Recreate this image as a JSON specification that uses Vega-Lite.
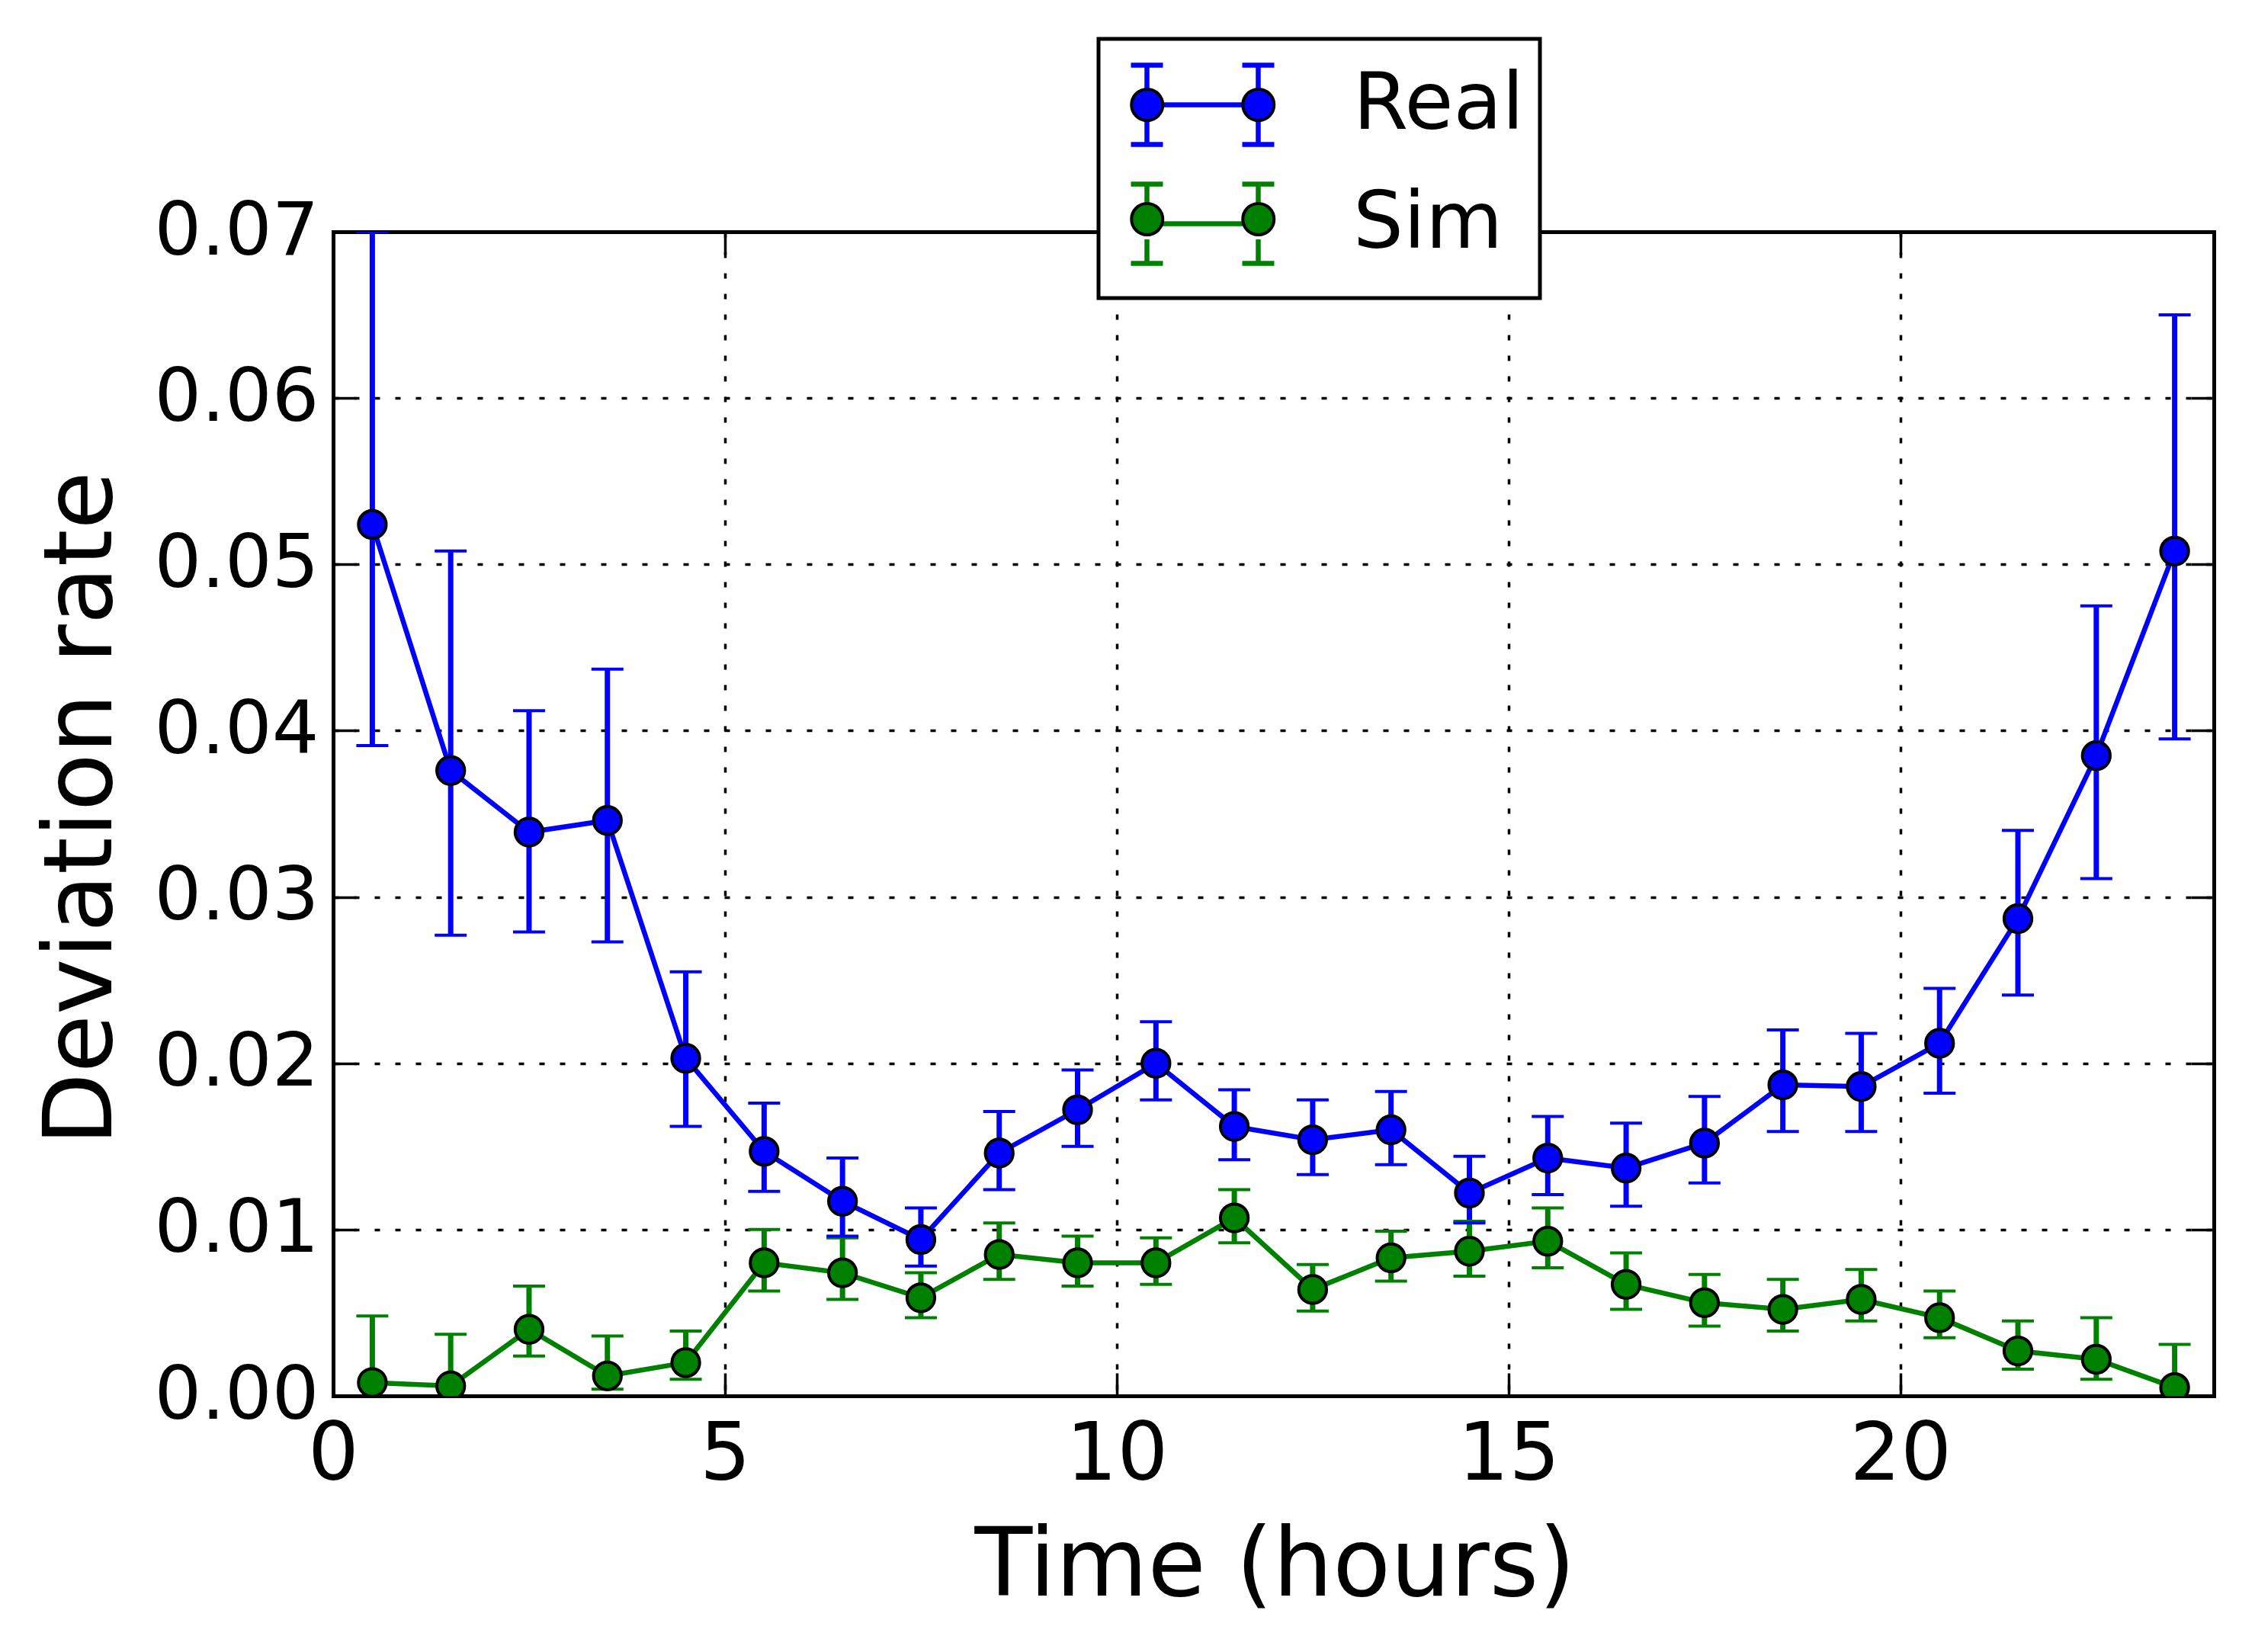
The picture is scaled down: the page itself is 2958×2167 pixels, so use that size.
{
  "$schema": "https://vega.github.io/schema/vega-lite/v6.json",
  "width": 2467,
  "height": 1527,
  "autosize": {"type": "none"},
  "padding": {"left": 437, "top": 304, "right": 54, "bottom": 336},
  "background": "white",
  "config": {"view": {"stroke": null}, "font": "DejaVu Sans", "legend": {"strokeWidth": 5}},
  "data": {
    "values": [
      {"t": 0.5, "series": "Real", "value": 0.0524, "lower": 0.0391, "upper": 0.0700},
      {"t": 1.5, "series": "Real", "value": 0.0376, "lower": 0.0277, "upper": 0.0508},
      {"t": 2.5, "series": "Real", "value": 0.0339, "lower": 0.0279, "upper": 0.0412},
      {"t": 3.5, "series": "Real", "value": 0.0346, "lower": 0.0273, "upper": 0.0437},
      {"t": 4.5, "series": "Real", "value": 0.0203, "lower": 0.0162, "upper": 0.0255},
      {"t": 5.5, "series": "Real", "value": 0.0147, "lower": 0.0123, "upper": 0.0176},
      {"t": 6.5, "series": "Real", "value": 0.0117, "lower": 0.0096, "upper": 0.0143},
      {"t": 7.5, "series": "Real", "value": 0.0094, "lower": 0.0078, "upper": 0.0113},
      {"t": 8.5, "series": "Real", "value": 0.0146, "lower": 0.0124, "upper": 0.0171},
      {"t": 9.5, "series": "Real", "value": 0.0172, "lower": 0.0150, "upper": 0.0196},
      {"t": 10.5, "series": "Real", "value": 0.0200, "lower": 0.0178, "upper": 0.0225},
      {"t": 11.5, "series": "Real", "value": 0.0162, "lower": 0.0142, "upper": 0.0184},
      {"t": 12.5, "series": "Real", "value": 0.0154, "lower": 0.0133, "upper": 0.0178},
      {"t": 13.5, "series": "Real", "value": 0.0160, "lower": 0.0139, "upper": 0.0183},
      {"t": 14.5, "series": "Real", "value": 0.0122, "lower": 0.0104, "upper": 0.0144},
      {"t": 15.5, "series": "Real", "value": 0.0143, "lower": 0.0121, "upper": 0.0168},
      {"t": 16.5, "series": "Real", "value": 0.0137, "lower": 0.0114, "upper": 0.0164},
      {"t": 17.5, "series": "Real", "value": 0.0152, "lower": 0.0128, "upper": 0.0180},
      {"t": 18.5, "series": "Real", "value": 0.0187, "lower": 0.0159, "upper": 0.0220},
      {"t": 19.5, "series": "Real", "value": 0.0186, "lower": 0.0159, "upper": 0.0218},
      {"t": 20.5, "series": "Real", "value": 0.0212, "lower": 0.0182, "upper": 0.0245},
      {"t": 21.5, "series": "Real", "value": 0.0287, "lower": 0.0241, "upper": 0.0340},
      {"t": 22.5, "series": "Real", "value": 0.0385, "lower": 0.0311, "upper": 0.0475},
      {"t": 23.5, "series": "Real", "value": 0.0508, "lower": 0.0395, "upper": 0.0650},
      {"t": 0.5, "series": "Sim", "value": 0.0008, "lower": -0.0030, "upper": 0.0048},
      {"t": 1.5, "series": "Sim", "value": 0.0006, "lower": -0.0025, "upper": 0.0037},
      {"t": 2.5, "series": "Sim", "value": 0.0040, "lower": 0.0024, "upper": 0.0066},
      {"t": 3.5, "series": "Sim", "value": 0.0012, "lower": 0.0004, "upper": 0.0036},
      {"t": 4.5, "series": "Sim", "value": 0.0020, "lower": 0.0010, "upper": 0.0039},
      {"t": 5.5, "series": "Sim", "value": 0.0080, "lower": 0.0063, "upper": 0.0100},
      {"t": 6.5, "series": "Sim", "value": 0.0074, "lower": 0.0058, "upper": 0.0095},
      {"t": 7.5, "series": "Sim", "value": 0.0059, "lower": 0.0047, "upper": 0.0074},
      {"t": 8.5, "series": "Sim", "value": 0.0085, "lower": 0.0070, "upper": 0.0104},
      {"t": 9.5, "series": "Sim", "value": 0.0080, "lower": 0.0066, "upper": 0.0096},
      {"t": 10.5, "series": "Sim", "value": 0.0080, "lower": 0.0067, "upper": 0.0095},
      {"t": 11.5, "series": "Sim", "value": 0.0107, "lower": 0.0092, "upper": 0.0124},
      {"t": 12.5, "series": "Sim", "value": 0.0064, "lower": 0.0051, "upper": 0.0079},
      {"t": 13.5, "series": "Sim", "value": 0.0083, "lower": 0.0069, "upper": 0.0099},
      {"t": 14.5, "series": "Sim", "value": 0.0087, "lower": 0.0072, "upper": 0.0105},
      {"t": 15.5, "series": "Sim", "value": 0.0093, "lower": 0.0077, "upper": 0.0113},
      {"t": 16.5, "series": "Sim", "value": 0.0067, "lower": 0.0052, "upper": 0.0086},
      {"t": 17.5, "series": "Sim", "value": 0.0056, "lower": 0.0042, "upper": 0.0073},
      {"t": 18.5, "series": "Sim", "value": 0.0052, "lower": 0.0039, "upper": 0.0070},
      {"t": 19.5, "series": "Sim", "value": 0.0058, "lower": 0.0045, "upper": 0.0076},
      {"t": 20.5, "series": "Sim", "value": 0.0047, "lower": 0.0035, "upper": 0.0063},
      {"t": 21.5, "series": "Sim", "value": 0.0027, "lower": 0.0016, "upper": 0.0045},
      {"t": 22.5, "series": "Sim", "value": 0.0022, "lower": 0.0010, "upper": 0.0047},
      {"t": 23.5, "series": "Sim", "value": 0.0005, "lower": -0.0025, "upper": 0.0031}
    ]
  },
  "resolve": {"axis": {"x": "independent", "y": "independent"}},
  "layer": [
    {
      "mark": {"type": "line", "strokeWidth": 6.5},
      "encoding": {
        "x": {
          "field": "t", "type": "quantitative",
          "scale": {"domain": [0, 24], "nice": false, "zero": false},
          "axis": {
            "orient": "bottom", "values": [0, 5, 10, 15, 20], "format": "d",
            "grid": true, "gridColor": "black", "gridDash": [7, 20], "gridWidth": 3.5, "gridOpacity": 1,
            "domain": true, "domainColor": "black", "domainWidth": 5, "domainCap": "square",
            "ticks": true, "tickSize": -30, "tickWidth": 3.5, "tickColor": "black",
            "labelFont": "DejaVu Sans", "labelFontSize": 105, "labelColor": "black", "labelPadding": 56, "labelLimit": 400,
            "labelFlush": false, "labelOverlap": false,
            "title": "Time (hours)", "titleFont": "DejaVu Sans", "titleFontSize": 124, "titleFontWeight": "normal",
            "titleColor": "black", "titleBaseline": "alphabetic", "titleX": 1235, "titleY": 261,
            "zindex": 0
          }
        },
        "y": {
          "field": "value", "type": "quantitative",
          "scale": {"domain": [0, 0.07], "nice": false, "zero": false},
          "axis": {
            "orient": "left", "values": [0, 0.01, 0.02, 0.03, 0.04, 0.05, 0.06, 0.07], "format": ".2f",
            "grid": true, "gridColor": "black", "gridDash": [7, 20], "gridWidth": 3.5, "gridOpacity": 1,
            "domain": true, "domainColor": "black", "domainWidth": 5, "domainCap": "square",
            "ticks": true, "tickSize": -30, "tickWidth": 3.5, "tickColor": "black",
            "labelFont": "DejaVu Sans", "labelFontSize": 97, "labelColor": "black", "labelPadding": 49, "labelLimit": 400,
            "labelFlush": false, "labelOverlap": false,
            "title": "Deviation rate", "titleFont": "DejaVu Sans", "titleFontSize": 124, "titleFontWeight": "normal",
            "titleColor": "black", "titleBaseline": "alphabetic", "titleX": -292, "titleY": 756, "titleAngle": -90,
            "zindex": 0
          }
        },
        "stroke": {
          "field": "series", "type": "nominal",
          "scale": {"range": ["#0000ff", "#008000"]},
          "legend": {
            "title": null, "orient": "none", "legendX": 1004, "legendY": -253, "direction": "vertical",
            "symbolType": "M-2.055,0 M0,1.012 M-0.83,0L0.83,0 M-1.1542,-0.8221L-1.1542,-0.3241 M-1.1542,0.3241L-1.1542,0.8221 M1.1542,-0.8221L1.1542,-0.3241 M1.1542,0.3241L1.1542,0.8221 M-1.4862,-0.8221L-0.8222,-0.8221 M-1.4862,0.8221L-0.8222,0.8221 M0.8222,-0.8221L1.4862,-0.8221 M0.8222,0.8221L1.4862,0.8221",
            "symbolSize": 16000, "symbolOffset": 50, "symbolStrokeWidth": 6.5, "symbolFillColor": "transparent", "symbolOpacity": 1,
            "labelFont": "DejaVu Sans", "labelFontSize": 104, "labelColor": "black", "labelOffset": 131, "labelLimit": 0,
            "rowPadding": 12, "padding": 20,
            "fillColor": "white", "strokeColor": "black", "cornerRadius": 0,
            "zindex": 2
          }
        }
      }
    },
    {
      "mark": {"type": "rule", "strokeWidth": 7, "clip": true},
      "encoding": {
        "x": {
          "field": "t", "type": "quantitative",
          "axis": {
            "orient": "top", "values": [0, 5, 10, 15, 20], "labels": false, "title": null, "grid": false,
            "domain": true, "domainColor": "black", "domainWidth": 5, "domainCap": "square",
            "ticks": true, "tickSize": -30, "tickWidth": 3.5, "tickColor": "black", "zindex": 0
          }
        },
        "y": {
          "field": "lower", "type": "quantitative",
          "axis": {
            "orient": "right", "values": [0, 0.01, 0.02, 0.03, 0.04, 0.05, 0.06, 0.07], "labels": false, "title": null, "grid": false,
            "domain": true, "domainColor": "black", "domainWidth": 5, "domainCap": "square",
            "ticks": true, "tickSize": -30, "tickWidth": 3.5, "tickColor": "black", "zindex": 0
          }
        },
        "y2": {"field": "upper"},
        "stroke": {"field": "series", "type": "nominal"}
      }
    },
    {
      "mark": {"type": "tick", "orient": "horizontal", "size": 42, "thickness": 4, "clip": true, "opacity": 1},
      "encoding": {
        "x": {"field": "t", "type": "quantitative", "axis": null},
        "y": {"field": "upper", "type": "quantitative", "axis": null},
        "fill": {"field": "series", "type": "nominal"}
      }
    },
    {
      "mark": {"type": "tick", "orient": "horizontal", "size": 42, "thickness": 4, "clip": true, "opacity": 1},
      "encoding": {
        "x": {"field": "t", "type": "quantitative", "axis": null},
        "y": {"field": "lower", "type": "quantitative", "axis": null},
        "fill": {"field": "series", "type": "nominal"}
      }
    },
    {
      "mark": {"type": "point", "filled": true, "shape": "circle", "size": 1320, "stroke": "black", "strokeWidth": 4, "opacity": 1, "clip": true},
      "encoding": {
        "x": {"field": "t", "type": "quantitative", "axis": null},
        "y": {"field": "value", "type": "quantitative", "axis": null},
        "fill": {
          "field": "series", "type": "nominal",
          "scale": {"domain": ["Real", "Sim"], "range": ["#0000ff", "#008000"]},
          "legend": {
            "title": null, "orient": "none", "legendX": 1004, "legendY": -253, "direction": "vertical",
            "symbolType": "M-2.055,0 M0,1.012 M-0.83,0A0.3241,0.3241,0,1,1,-1.4783,0A0.3241,0.3241,0,1,1,-0.83,0Z M1.4783,0A0.3241,0.3241,0,1,1,0.83,0A0.3241,0.3241,0,1,1,1.4783,0Z",
            "symbolSize": 16000, "symbolOffset": 50.25, "symbolStrokeColor": "black", "symbolStrokeWidth": 4, "symbolOpacity": 1,
            "labelFont": "DejaVu Sans", "labelFontSize": 104, "labelColor": "black", "labelOffset": 131, "labelLimit": 0,
            "labelExpr": "''",
            "rowPadding": 12, "padding": 21,
            "zindex": 3
          }
        }
      }
    }
  ]
}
________
Stated problem: Above are lines of data; state how many of them contain the word "that", with no other output.

Result for this exercise: 2